▸ What you will do
Please retype the data in full and exactly; the pictures are not part of the copy.

▸ Data provided
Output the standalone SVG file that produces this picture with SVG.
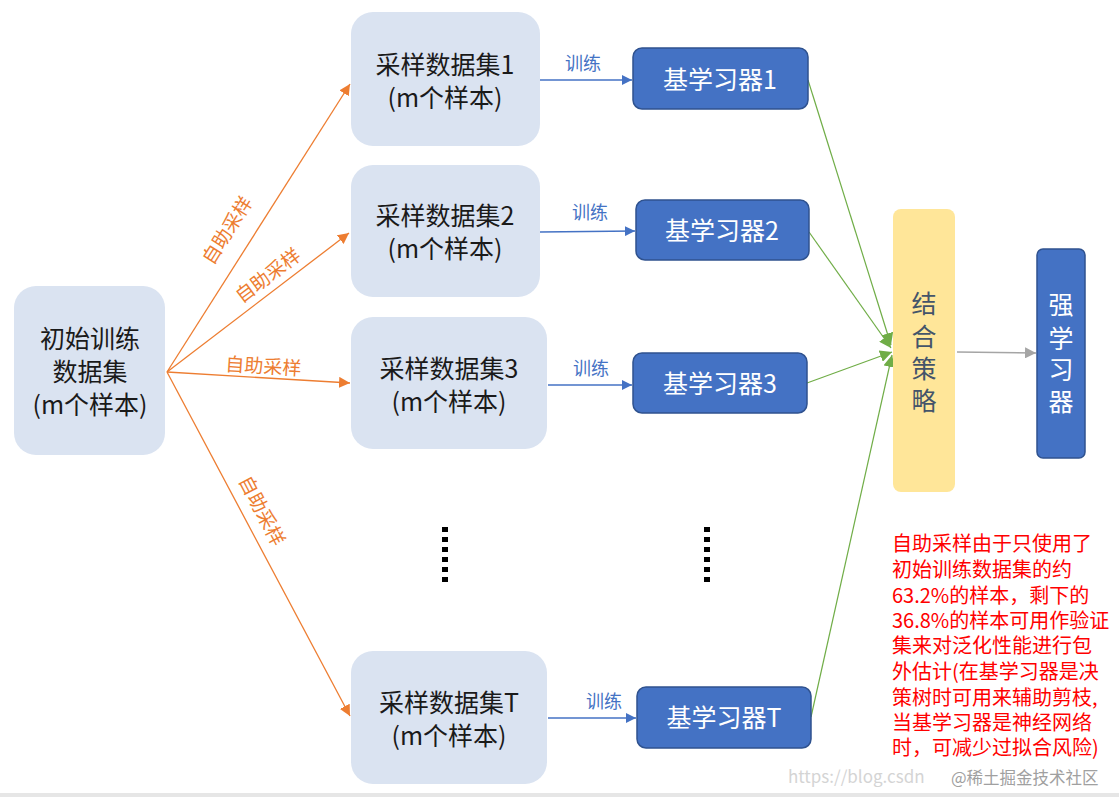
<svg xmlns="http://www.w3.org/2000/svg" width="1119" height="797" viewBox="0 0 1119 797">
<defs>
<style>
text{font-family:"Microsoft YaHei","Noto Sans CJK SC","Liberation Sans",sans-serif;}
.ds{fill:#dae3f1;}
.bl{fill:#4472c4;stroke:#2f528f;stroke-width:1.5;}
.dk{fill:#1a1a1a;font-size:25px;text-anchor:middle;}
.wt{fill:#ffffff;font-size:25px;text-anchor:middle;}
.or{fill:#ed7d31;font-size:19px;text-anchor:middle;}
.tr{fill:#4472c4;font-size:18px;text-anchor:middle;}
.red{fill:#ff0000;font-size:20px;}
.lo{stroke:#ed7d31;stroke-width:1.3;fill:none;marker-end:url(#ao);}
.lb{stroke:#4472c4;stroke-width:1.3;fill:none;marker-end:url(#ab);}
.lg{stroke:#70ad47;stroke-width:1.2;fill:none;marker-end:url(#ag);}
.lgr{stroke:#a5a5a5;stroke-width:1.3;fill:none;marker-end:url(#agr);}
.dot{fill:#000;}
</style>
<marker id="ao" viewBox="0 0 10 10" refX="10" refY="5" markerWidth="11" markerHeight="11" markerUnits="userSpaceOnUse" orient="auto"><path d="M0,0L10,5L0,10z" fill="#ed7d31"/></marker>
<marker id="ab" viewBox="0 0 10 10" refX="10" refY="5" markerWidth="10" markerHeight="10" markerUnits="userSpaceOnUse" orient="auto"><path d="M0,0L10,5L0,10z" fill="#4472c4"/></marker>
<marker id="ag" viewBox="0 0 10 10" refX="10" refY="5" markerWidth="12" markerHeight="12" markerUnits="userSpaceOnUse" orient="auto"><path d="M0,0L10,5L0,10z" fill="#70ad47"/></marker>
<marker id="agr" viewBox="0 0 10 10" refX="10" refY="5" markerWidth="11" markerHeight="11" markerUnits="userSpaceOnUse" orient="auto"><path d="M0,0L10,5L0,10z" fill="#a5a5a5"/></marker>
</defs>
<rect width="1119" height="797" fill="#ffffff"/>
<rect x="0" y="793" width="1119" height="4" fill="#e6e6e6"/>

<g id="connectors">
<path class="lo" d="M167,372L350,84"/>
<path class="lo" d="M167,372L349,233"/>
<path class="lo" d="M167,372L350,383"/>
<path class="lo" d="M167,372L350,716"/>
<text class="or" transform="translate(233,234) rotate(-57.6)">自助采样</text>
<text class="or" transform="translate(272,281) rotate(-37)">自助采样</text>
<text class="or" transform="translate(263,373) rotate(3.5)">自助采样</text>
<text class="or" transform="translate(256,514) rotate(62.3)">自助采样</text>
<path class="lb" d="M540,80L632,80"/>
<path class="lb" d="M540,232L635,231"/>
<path class="lb" d="M548,385L632,385"/>
<path class="lb" d="M548,718L636,718"/>
<text class="tr" x="583" y="70">训练</text>
<text class="tr" x="590" y="219">训练</text>
<text class="tr" x="591" y="375">训练</text>
<text class="tr" x="604" y="708">训练</text>
<path class="lg" d="M808,80L891,345"/>
<path class="lg" d="M809,232L891,348"/>
<path class="lg" d="M807,383L892,352"/>
<path class="lg" d="M811,717L892,355"/>
<path class="lgr" d="M957,352L1036,353"/>
</g>

<g id="init">
<rect class="ds" x="14" y="286" width="151" height="169" rx="22"/>
<text class="dk"><tspan x="90" y="348">初始训练</tspan><tspan x="90" y="381">数据集</tspan><tspan x="90" y="414">(m个样本)</tspan></text>
</g>
<g id="s1">
<rect class="ds" x="351" y="12" width="189" height="134" rx="22"/>
<text class="dk"><tspan x="445" y="74">采样数据集1</tspan><tspan x="445" y="107">(m个样本)</tspan></text>
</g>
<g id="s2">
<rect class="ds" x="351" y="165" width="189" height="132" rx="22"/>
<text class="dk"><tspan x="445" y="225">采样数据集2</tspan><tspan x="445" y="258">(m个样本)</tspan></text>
</g>
<g id="s3">
<rect class="ds" x="351" y="317" width="196" height="132" rx="22"/>
<text class="dk"><tspan x="449" y="378">采样数据集3</tspan><tspan x="449" y="411">(m个样本)</tspan></text>
</g>
<g id="sT">
<rect class="ds" x="351" y="651" width="196" height="133" rx="22"/>
<text class="dk"><tspan x="449" y="712">采样数据集T</tspan><tspan x="449" y="745">(m个样本)</tspan></text>
</g>

<g id="b1">
<rect class="bl" x="633" y="48" width="175" height="61" rx="9"/>
<text class="wt" x="720" y="89">基学习器1</text>
</g>
<g id="b2">
<rect class="bl" x="636" y="200" width="173" height="60" rx="9"/>
<text class="wt" x="722" y="240">基学习器2</text>
</g>
<g id="b3">
<rect class="bl" x="633" y="353" width="174" height="60" rx="9"/>
<text class="wt" x="720" y="393">基学习器3</text>
</g>
<g id="bT">
<rect class="bl" x="637" y="687" width="174" height="61" rx="9"/>
<text class="wt" x="724" y="727">基学习器T</text>
</g>

<g id="dots">
<rect class="dot" x="442" y="527" width="6" height="5"/>
<rect class="dot" x="442" y="537" width="6" height="5"/>
<rect class="dot" x="442" y="547" width="6" height="5"/>
<rect class="dot" x="442" y="557" width="6" height="5"/>
<rect class="dot" x="442" y="567" width="6" height="5"/>
<rect class="dot" x="442" y="577" width="6" height="5"/>
<rect class="dot" x="704" y="527" width="6" height="5"/>
<rect class="dot" x="704" y="537" width="6" height="5"/>
<rect class="dot" x="704" y="547" width="6" height="5"/>
<rect class="dot" x="704" y="557" width="6" height="5"/>
<rect class="dot" x="704" y="567" width="6" height="5"/>
<rect class="dot" x="704" y="577" width="6" height="5"/>
</g>

<g id="combine">
<rect x="893" y="209" width="62" height="283" rx="8" fill="#ffe699"/>
<text font-size="25" fill="#44546a" text-anchor="middle"><tspan x="924" y="313">结</tspan><tspan x="924" y="346">合</tspan><tspan x="924" y="378">策</tspan><tspan x="924" y="410">略</tspan></text>
</g>
<g id="strong">
<rect class="bl" x="1037" y="249" width="48" height="209" rx="6"/>
<text font-size="25" fill="#ffffff" text-anchor="middle"><tspan x="1061" y="314">强</tspan><tspan x="1061" y="348">学</tspan><tspan x="1061" y="379">习</tspan><tspan x="1061" y="411">器</tspan></text>
</g>

<g id="note">
<text class="red"><tspan x="892" y="551">自助采样由于只使用了</tspan><tspan x="892" y="577">初始训练数据集的约</tspan><tspan x="892" y="603">63.2%的样本，剩下的</tspan><tspan x="892" y="628">36.8%的样本可用作验证</tspan><tspan x="892" y="653">集来对泛化性能进行包</tspan><tspan x="892" y="679">外估计(在基学习器是决</tspan><tspan x="892" y="705">策树时可用来辅助剪枝,</tspan><tspan x="892" y="730">当基学习器是神经网络</tspan><tspan x="892" y="755">时，可减少过拟合风险)</tspan></text>
</g>

<g id="watermark">
<text x="788" y="783" font-family="Liberation Mono, monospace" font-size="17" fill="#d4d4d4">https://blog.csdn</text>
<text x="951" y="784" font-size="16.5" fill="#a0a0a0">@稀土掘金技术社区</text>
</g>
</svg>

▸ Finished task
Output the standalone SVG file that produces this picture with SVG.
<svg xmlns="http://www.w3.org/2000/svg" width="1119" height="797" viewBox="0 0 1119 797">
<defs>
<style>
text{font-family:"Microsoft YaHei","Noto Sans CJK SC","Liberation Sans",sans-serif;}
.ds{fill:#dae3f1;}
.bl{fill:#4472c4;stroke:#2f528f;stroke-width:1.5;}
.dk{fill:#1a1a1a;font-size:25px;text-anchor:middle;}
.wt{fill:#ffffff;font-size:25px;text-anchor:middle;}
.or{fill:#ed7d31;font-size:19px;text-anchor:middle;}
.tr{fill:#4472c4;font-size:18px;text-anchor:middle;}
.red{fill:#ff0000;font-size:20px;}
.lo{stroke:#ed7d31;stroke-width:1.3;fill:none;marker-end:url(#ao);}
.lb{stroke:#4472c4;stroke-width:1.3;fill:none;marker-end:url(#ab);}
.lg{stroke:#70ad47;stroke-width:1.2;fill:none;marker-end:url(#ag);}
.lgr{stroke:#a5a5a5;stroke-width:1.3;fill:none;marker-end:url(#agr);}
.dot{fill:#000;}
</style>
<marker id="ao" viewBox="0 0 10 10" refX="10" refY="5" markerWidth="11" markerHeight="11" markerUnits="userSpaceOnUse" orient="auto"><path d="M0,0L10,5L0,10z" fill="#ed7d31"/></marker>
<marker id="ab" viewBox="0 0 10 10" refX="10" refY="5" markerWidth="10" markerHeight="10" markerUnits="userSpaceOnUse" orient="auto"><path d="M0,0L10,5L0,10z" fill="#4472c4"/></marker>
<marker id="ag" viewBox="0 0 10 10" refX="10" refY="5" markerWidth="12" markerHeight="12" markerUnits="userSpaceOnUse" orient="auto"><path d="M0,0L10,5L0,10z" fill="#70ad47"/></marker>
<marker id="agr" viewBox="0 0 10 10" refX="10" refY="5" markerWidth="11" markerHeight="11" markerUnits="userSpaceOnUse" orient="auto"><path d="M0,0L10,5L0,10z" fill="#a5a5a5"/></marker>
</defs>
<rect width="1119" height="797" fill="#ffffff"/>
<rect x="0" y="793" width="1119" height="4" fill="#e6e6e6"/>

<g id="connectors">
<path class="lo" d="M167,372L350,84"/>
<path class="lo" d="M167,372L349,233"/>
<path class="lo" d="M167,372L350,383"/>
<path class="lo" d="M167,372L350,716"/>
<text class="or" transform="translate(233,234) rotate(-57.6)">自助采样</text>
<text class="or" transform="translate(272,281) rotate(-37)">自助采样</text>
<text class="or" transform="translate(263,373) rotate(3.5)">自助采样</text>
<text class="or" transform="translate(256,514) rotate(62.3)">自助采样</text>
<path class="lb" d="M540,80L632,80"/>
<path class="lb" d="M540,232L635,231"/>
<path class="lb" d="M548,385L632,385"/>
<path class="lb" d="M548,718L636,718"/>
<text class="tr" x="583" y="70">训练</text>
<text class="tr" x="590" y="219">训练</text>
<text class="tr" x="591" y="375">训练</text>
<text class="tr" x="604" y="708">训练</text>
<path class="lg" d="M808,80L891,345"/>
<path class="lg" d="M809,232L891,348"/>
<path class="lg" d="M807,383L892,352"/>
<path class="lg" d="M811,717L892,355"/>
<path class="lgr" d="M957,352L1036,353"/>
</g>

<g id="init">
<rect class="ds" x="14" y="286" width="151" height="169" rx="22"/>
<text class="dk"><tspan x="90" y="348">初始训练</tspan><tspan x="90" y="381">数据集</tspan><tspan x="90" y="414">(m个样本)</tspan></text>
</g>
<g id="s1">
<rect class="ds" x="351" y="12" width="189" height="134" rx="22"/>
<text class="dk"><tspan x="445" y="74">采样数据集1</tspan><tspan x="445" y="107">(m个样本)</tspan></text>
</g>
<g id="s2">
<rect class="ds" x="351" y="165" width="189" height="132" rx="22"/>
<text class="dk"><tspan x="445" y="225">采样数据集2</tspan><tspan x="445" y="258">(m个样本)</tspan></text>
</g>
<g id="s3">
<rect class="ds" x="351" y="317" width="196" height="132" rx="22"/>
<text class="dk"><tspan x="449" y="378">采样数据集3</tspan><tspan x="449" y="411">(m个样本)</tspan></text>
</g>
<g id="sT">
<rect class="ds" x="351" y="651" width="196" height="133" rx="22"/>
<text class="dk"><tspan x="449" y="712">采样数据集T</tspan><tspan x="449" y="745">(m个样本)</tspan></text>
</g>

<g id="b1">
<rect class="bl" x="633" y="48" width="175" height="61" rx="9"/>
<text class="wt" x="720" y="89">基学习器1</text>
</g>
<g id="b2">
<rect class="bl" x="636" y="200" width="173" height="60" rx="9"/>
<text class="wt" x="722" y="240">基学习器2</text>
</g>
<g id="b3">
<rect class="bl" x="633" y="353" width="174" height="60" rx="9"/>
<text class="wt" x="720" y="393">基学习器3</text>
</g>
<g id="bT">
<rect class="bl" x="637" y="687" width="174" height="61" rx="9"/>
<text class="wt" x="724" y="727">基学习器T</text>
</g>

<g id="dots">
<rect class="dot" x="442" y="527" width="6" height="5"/>
<rect class="dot" x="442" y="537" width="6" height="5"/>
<rect class="dot" x="442" y="547" width="6" height="5"/>
<rect class="dot" x="442" y="557" width="6" height="5"/>
<rect class="dot" x="442" y="567" width="6" height="5"/>
<rect class="dot" x="442" y="577" width="6" height="5"/>
<rect class="dot" x="704" y="527" width="6" height="5"/>
<rect class="dot" x="704" y="537" width="6" height="5"/>
<rect class="dot" x="704" y="547" width="6" height="5"/>
<rect class="dot" x="704" y="557" width="6" height="5"/>
<rect class="dot" x="704" y="567" width="6" height="5"/>
<rect class="dot" x="704" y="577" width="6" height="5"/>
</g>

<g id="combine">
<rect x="893" y="209" width="62" height="283" rx="8" fill="#ffe699"/>
<text font-size="25" fill="#44546a" text-anchor="middle"><tspan x="924" y="313">结</tspan><tspan x="924" y="346">合</tspan><tspan x="924" y="378">策</tspan><tspan x="924" y="410">略</tspan></text>
</g>
<g id="strong">
<rect class="bl" x="1037" y="249" width="48" height="209" rx="6"/>
<text font-size="25" fill="#ffffff" text-anchor="middle"><tspan x="1061" y="314">强</tspan><tspan x="1061" y="348">学</tspan><tspan x="1061" y="379">习</tspan><tspan x="1061" y="411">器</tspan></text>
</g>

<g id="note">
<text class="red"><tspan x="892" y="551">自助采样由于只使用了</tspan><tspan x="892" y="577">初始训练数据集的约</tspan><tspan x="892" y="603">63.2%的样本，剩下的</tspan><tspan x="892" y="628">36.8%的样本可用作验证</tspan><tspan x="892" y="653">集来对泛化性能进行包</tspan><tspan x="892" y="679">外估计(在基学习器是决</tspan><tspan x="892" y="705">策树时可用来辅助剪枝,</tspan><tspan x="892" y="730">当基学习器是神经网络</tspan><tspan x="892" y="755">时，可减少过拟合风险)</tspan></text>
</g>

<g id="watermark">
<text x="788" y="783" font-family="Liberation Mono, monospace" font-size="17" fill="#d4d4d4">https://blog.csdn</text>
<text x="951" y="784" font-size="16.5" fill="#a0a0a0">@稀土掘金技术社区</text>
</g>
</svg>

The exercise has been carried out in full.